Photographie d’Eddy Wenting.
RR : Nous sommes partis du constat que, de nos jours, la quasi-totalité des choix effectués dans le cadre du processus de projets d’impression de grande ampleur étaient le fait d’un designer ou du moins que ces choix étaient effectués sous la houlette d’un designer. Nous avons donc pris le parti de nous concentrer véritablement sur ce public et de faire ainsi en sorte qu’il ait envie de travailler avec le papier. Ce faisant, nous sommes parfaitement conscients du fait que nous visons un public doté d’un fort potentiel critique. Nous avons bien senti qu’il nous fallait, d’une part, créer quelque chose qui aurait un impact - et qui soit, par conséquent, porteur d’une certaine présence et d’une véritable expression -, et qu’il fallait, d’autre part, que nous proposions une solution tout à la fois très simple et très ouverte, afin que, à la minute même où les designers adoptent Olin, ils puissent immédiatement commencer à imaginer et à projeter leurs propres idées sur ce papier.
GR : À partir de là, nous avons décidé de jouer sur l’idée de la toile. Car le papier est bel et bien une toile, et sa nouvelle identité en est également devenue une. Nous avons pris le « O » d’Olin et nous en avons fait un cercle. Tout ce qui se produit au sein de ce cercle a pour effet de créer une plateforme créative véritablement globale pour tous ceux qui entrent en contact avec elle. C’est ainsi que le cercle est également devenu le cadre de tous les outils mis en œuvre. Cela s’applique également à l’art pouvant être amené à s’exprimer sur le papier, lequel peut aller de la typographie à la photographie, en passant par tout ce qui se trouve entre ces deux pôles.
RR : Le minimalisme chaleureux est un point sur lequel nous nous entretenons très souvent, car nous pensons que le minimalisme est une chose véritablement porteuse de sens et que son irruption dans notre culture a donné lieu à une grande liberté. Le seul point pouvant éventuellement poser problème, c’est que, parfois, nous avons l’impression que cela mène à des choses qui sont si rationnelles et tellement épurées que la sensibilité finit par leur faire entièrement défaut. Ce que nous appelons le minimalisme chaleureux consiste donc pour nous à éliminer tout ce qui est susceptible de faire désordre pour ne plus conserver que cette part essentielle, propre à provoquer la sensation d’une connexion émotionnelle.

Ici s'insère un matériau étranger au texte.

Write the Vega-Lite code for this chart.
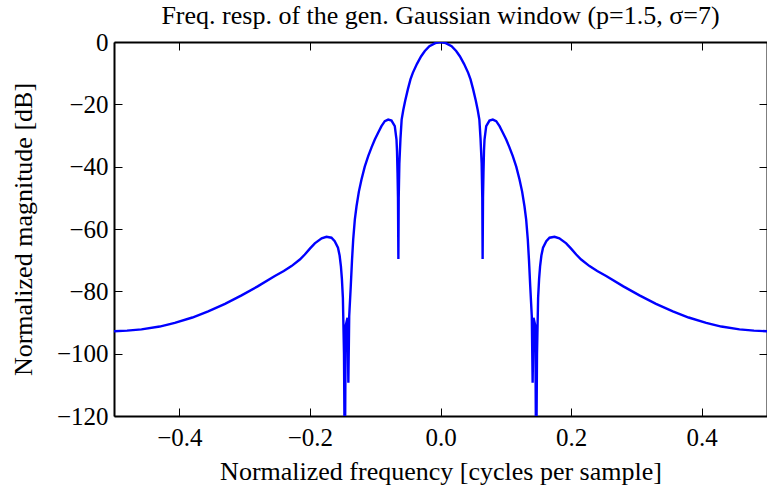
{
  "$schema": "https://vega.github.io/schema/vega-lite/v6.json",
  "width": 653,
  "height": 374,
  "autosize": {"type": "none"},
  "padding": {"left": 114, "top": 42, "right": 0, "bottom": 73},
  "title": {"text": "Freq. resp. of the gen. Gaussian window (p=1.5, σ=7)", "font": "Liberation Serif", "fontSize": 26, "fontWeight": "normal", "color": "#000000", "offset": 1, "anchor": "middle"},
  "config": {"view": {"stroke": null}, "font": "Liberation Serif"},
  "data": {"values": [
    {"f": -0.5, "db": -92.8}, {"f": -0.48, "db": -92.6}, {"f": -0.4579, "db": -92.2}, {"f": -0.43, "db": -91.3}, {"f": -0.4069, "db": -90.1}, {"f": -0.38, "db": -88.4}, {"f": -0.3558, "db": -86.4}, {"f": -0.33, "db": -84}, {"f": -0.3047, "db": -81.3}, {"f": -0.28, "db": -78.4}, {"f": -0.2537, "db": -75.1}, {"f": -0.24, "db": -73.5}, {"f": -0.2282, "db": -71.9}, {"f": -0.2154, "db": -69.8}, {"f": -0.2078, "db": -68.2}, {"f": -0.2, "db": -66.3}, {"f": -0.1925, "db": -64.6}, {"f": -0.182, "db": -63}, {"f": -0.1746, "db": -62.5}, {"f": -0.167, "db": -62.8}, {"f": -0.162, "db": -63.9}, {"f": -0.157, "db": -66}, {"f": -0.1545, "db": -68.5}, {"f": -0.1525, "db": -72}, {"f": -0.151, "db": -76}, {"f": -0.1495, "db": -82}, {"f": -0.1478, "db": -100}, {"f": -0.1465, "db": -140}, {"f": -0.1452, "db": -91}, {"f": -0.1424, "db": -88.5}, {"f": -0.1411, "db": -109.3}, {"f": -0.1398, "db": -88}, {"f": -0.1374, "db": -78.3}, {"f": -0.1355, "db": -70}, {"f": -0.1337, "db": -63.4}, {"f": -0.1312, "db": -57}, {"f": -0.1286, "db": -52.7}, {"f": -0.125, "db": -48}, {"f": -0.121, "db": -44.1}, {"f": -0.116, "db": -40}, {"f": -0.1107, "db": -36.6}, {"f": -0.1056, "db": -33.8}, {"f": -0.1006, "db": -31.3}, {"f": -0.0955, "db": -29.1}, {"f": -0.0904, "db": -27}, {"f": -0.0853, "db": -25.4}, {"f": -0.0801, "db": -24.9}, {"f": -0.075, "db": -25.2}, {"f": -0.07, "db": -27}, {"f": -0.0674, "db": -31.3}, {"f": -0.0666, "db": -35}, {"f": -0.0658, "db": -42}, {"f": -0.0651, "db": -50}, {"f": -0.0645, "db": -69.6}, {"f": -0.064, "db": -50}, {"f": -0.063, "db": -39}, {"f": -0.0613, "db": -31}, {"f": -0.0595, "db": -24.9}, {"f": -0.057, "db": -21.8}, {"f": -0.054, "db": -18.8}, {"f": -0.05, "db": -15.2}, {"f": -0.046, "db": -12}, {"f": -0.0424, "db": -9.9}, {"f": -0.036, "db": -7}, {"f": -0.0296, "db": -4.55}, {"f": -0.024, "db": -2.9}, {"f": -0.017, "db": -1.35}, {"f": -0.008, "db": -0.35},
    {"f": 0, "db": 0},
    {"f": 0.008, "db": -0.35}, {"f": 0.017, "db": -1.35}, {"f": 0.024, "db": -2.9}, {"f": 0.0296, "db": -4.55}, {"f": 0.036, "db": -7}, {"f": 0.0424, "db": -9.9}, {"f": 0.046, "db": -12}, {"f": 0.05, "db": -15.2}, {"f": 0.054, "db": -18.8}, {"f": 0.057, "db": -21.8}, {"f": 0.0595, "db": -24.9}, {"f": 0.0613, "db": -31}, {"f": 0.063, "db": -39}, {"f": 0.064, "db": -50}, {"f": 0.0645, "db": -69.6}, {"f": 0.0651, "db": -50}, {"f": 0.0658, "db": -42}, {"f": 0.0666, "db": -35}, {"f": 0.0674, "db": -31.3}, {"f": 0.07, "db": -27}, {"f": 0.075, "db": -25.2}, {"f": 0.0801, "db": -24.9}, {"f": 0.0853, "db": -25.4}, {"f": 0.0904, "db": -27}, {"f": 0.0955, "db": -29.1}, {"f": 0.1006, "db": -31.3}, {"f": 0.1056, "db": -33.8}, {"f": 0.1107, "db": -36.6}, {"f": 0.116, "db": -40}, {"f": 0.121, "db": -44.1}, {"f": 0.125, "db": -48}, {"f": 0.1286, "db": -52.7}, {"f": 0.1312, "db": -57}, {"f": 0.1337, "db": -63.4}, {"f": 0.1355, "db": -70}, {"f": 0.1374, "db": -78.3}, {"f": 0.1398, "db": -88}, {"f": 0.1411, "db": -109.3}, {"f": 0.1424, "db": -88.5}, {"f": 0.1452, "db": -91}, {"f": 0.1465, "db": -140}, {"f": 0.1478, "db": -100}, {"f": 0.1495, "db": -82}, {"f": 0.151, "db": -76}, {"f": 0.1525, "db": -72}, {"f": 0.1545, "db": -68.5}, {"f": 0.157, "db": -66}, {"f": 0.162, "db": -63.9}, {"f": 0.167, "db": -62.8}, {"f": 0.1746, "db": -62.5}, {"f": 0.182, "db": -63}, {"f": 0.1925, "db": -64.6}, {"f": 0.2, "db": -66.3}, {"f": 0.2078, "db": -68.2}, {"f": 0.2154, "db": -69.8}, {"f": 0.2282, "db": -71.9}, {"f": 0.24, "db": -73.5}, {"f": 0.2537, "db": -75.1}, {"f": 0.28, "db": -78.4}, {"f": 0.3047, "db": -81.3}, {"f": 0.33, "db": -84}, {"f": 0.3558, "db": -86.4}, {"f": 0.38, "db": -88.4}, {"f": 0.4069, "db": -90.1}, {"f": 0.43, "db": -91.3}, {"f": 0.4579, "db": -92.2}, {"f": 0.48, "db": -92.6}, {"f": 0.5, "db": -92.8}
  ]},
  "layer": [
    {
      "mark": {"type": "line", "color": "#0000ff", "strokeWidth": 2.4, "clip": true},
      "encoding": {
        "x": {"field": "f", "type": "quantitative", "scale": {"domain": [-0.5, 0.5], "nice": false, "zero": false},
          "axis": {"orient": "bottom", "values": [-0.4, -0.2, 0, 0.2, 0.4], "format": ".1f", "title": "Normalized frequency [cycles per sample]", "grid": false, "tickSize": -8, "tickColor": "#000000", "tickWidth": 1, "domainColor": "#000000", "domainWidth": 2, "labelFont": "Liberation Serif", "labelFontSize": 25, "labelColor": "#000000", "labelPadding": 17, "titleFont": "Liberation Serif", "titleFontSize": 26, "titleFontWeight": "normal", "titleColor": "#000000", "titlePadding": 8}},
        "y": {"field": "db", "type": "quantitative", "scale": {"domain": [-120, 0], "nice": false, "zero": false},
          "axis": {"orient": "left", "values": [-120, -100, -80, -60, -40, -20, 0], "format": "d", "title": "Normalized magnitude [dB]", "grid": false, "tickSize": -8, "tickColor": "#000000", "tickWidth": 1, "domainColor": "#000000", "domainWidth": 2, "labelFont": "Liberation Serif", "labelFontSize": 25, "labelColor": "#000000", "labelPadding": 14, "titleFont": "Liberation Serif", "titleFontSize": 26, "titleFontWeight": "normal", "titleColor": "#000000", "titlePadding": 20}}
      }
    },
    {
      "mark": {"type": "line", "strokeOpacity": 0, "clip": true},
      "encoding": {
        "x": {"field": "f", "type": "quantitative", "axis": {"orient": "top", "values": [-0.4, -0.2, 0, 0.2, 0.4], "labels": false, "title": null, "grid": false, "tickSize": -8, "tickColor": "#000000", "tickWidth": 1, "domainColor": "#000000", "domainWidth": 2}},
        "y": {"field": "db", "type": "quantitative", "axis": {"orient": "right", "values": [-120, -100, -80, -60, -40, -20, 0], "labels": false, "title": null, "grid": false, "tickSize": -8, "tickColor": "#000000", "tickWidth": 1, "domainColor": "#000000", "domainWidth": 2}}
      }
    }
  ],
  "resolve": {"axis": {"x": "independent", "y": "independent"}}
}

GR : Bien entendu. De l’extérieur, le pack présente un aspect très minimal et très propre. Nous lui avons conféré une identité en noir et blanc, sans couleur, parce que nous voulions que le papier soit véritablement au centre de l’attention et qu’il soit ainsi possible de se concentrer pleinement sur la dimension tactile qu’il revêt. Mais lorsque le pack est ouvert, l’explosion d’idées et de matériaux est alors intense. La totalité de son contenu est le fruit d’un travail de collaboration effectué avec des imprimeurs ou avec notre studio d’art. Il s’est même inspiré de la réalisation physique de sculptures qui ont ensuite été photographiées puis converties en impressions, en s’appuyant sur des procédés spéciaux. En poursuivant dans la veine de cette idée de toile, nous voulions également que le contenu intérieur puisse varier.
RR : Nous avions auparavant déjà eu l’occasion de réaliser un livre pour Michael Adams, qui est un artiste basé aux Seychelles et qui produit des peintures ultra-colorées. Or cette expérience nous a appris énormément de choses. Cet artiste très charismatique réalise des sérigraphies de ses peintures en édition limitée. Pour traduire ses peintures en éléments imprimés, il a donc l’habitude de travailler avec des sérigraphes d’art extrêmement spécialisés. Or, lorsque nous avons réalisé pour lui ce livre que je viens d’évoquer, il estimait que ce que nous étions en train de faire était une reproduction de son œuvre. Et la façon dont il nous a alors expliqué l’importance du blanc a sans doute constitué l’une des conférences les plus inspirantes que j’ai eues dans ma vie au sujet de la signification que revêt la couleur. Le regard critique qu’il posait sur chaque détail et certainement quelque chose qui nous a accompagné pendant la totalité du projet.